Here’s what we know as of 8 a.m. Pacific time this morning:
# More than a million acres of the U.S. is ablaze; the country is burning at a record pace.
# More than half the country is in some form of drought emergency; grain prices are hitting new record highs today on international markets.
#Arctic ice is on the verge of setting a new melt record--and we’ve got weeks of melt season left.
#Parts of the Mississippi are effectively closed to barge traffic because there’s not enough water to float them.
And here’s what we don’t know:
If Mitt Romney has noticed any of this at all.
You can call the Republican nominee shifty and dishonest on some subjects (his insinuation that the Obama administration makes it easier for welfare recipients to avoid work has failed every fact check).

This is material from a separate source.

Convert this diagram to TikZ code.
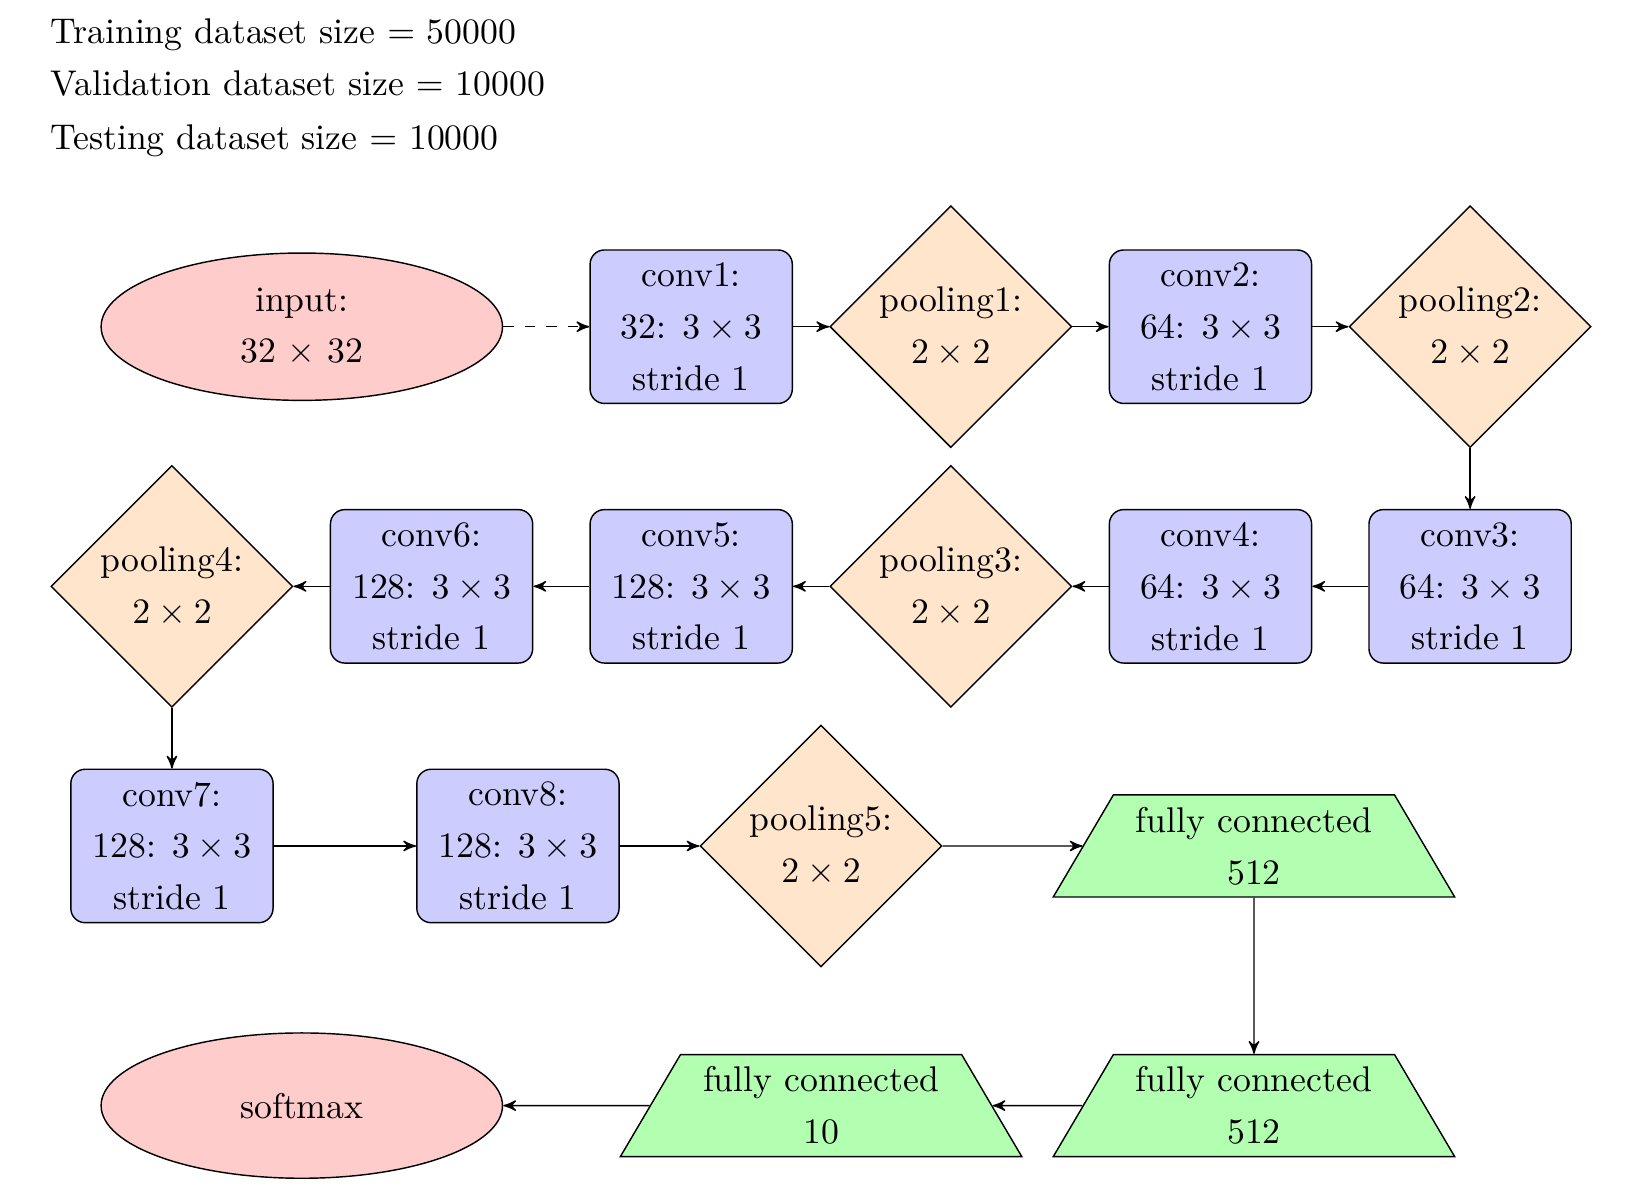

You can call him self-interested on others (setting a tax rate that lowers your already low taxes just seems…selfish).
But on climate change—almost certainly the biggest issue the planet faces—you can’t call him much of anything. Because he has no position. If you look at his website, he has positions running the gamut from “Afghanistan” to “Values.” But there’s nothing on global warming.
He’s answered one question from reporters about the subject all year: “Scientists will figure that out ten, twenty, fifty years from now,” he said. But that’s wrong. Scientists figured it out ten and twenty years ago—which is why every national academy of science and every professional society call for action. Hell, George W. Bush seven years ago firmly linked climate change to human activity. The CEO of Exxon admitted in June that global warming was real (albeit an “engineering problem”).
I’m no apologist for Barack Obama—I led the largest civil disobedience action of his presidency (and the last 30 years) outside the WhIte House to protest tar sands oil. But Romney’s silence is simply unacceptable. We have to demand that he tell us what he thinks about an issue that will dominate everything from ag policy to foreign policy for decades to come.
So at the 350.org action fund we’ve set up a way to aggregate signatures from Americans asking for his opinion. We’ll deliver them to him as creatively as we can in a few days. Would you please sign on yourself, and then figure out how to share this with your friends?
And I’ll keep praying that Hurricane Isaac dies down in the Atlantic. If it hits Tampa during the GOP convention, I suppose it would help deliver the message—but an awful lot of other people would suffer along the way.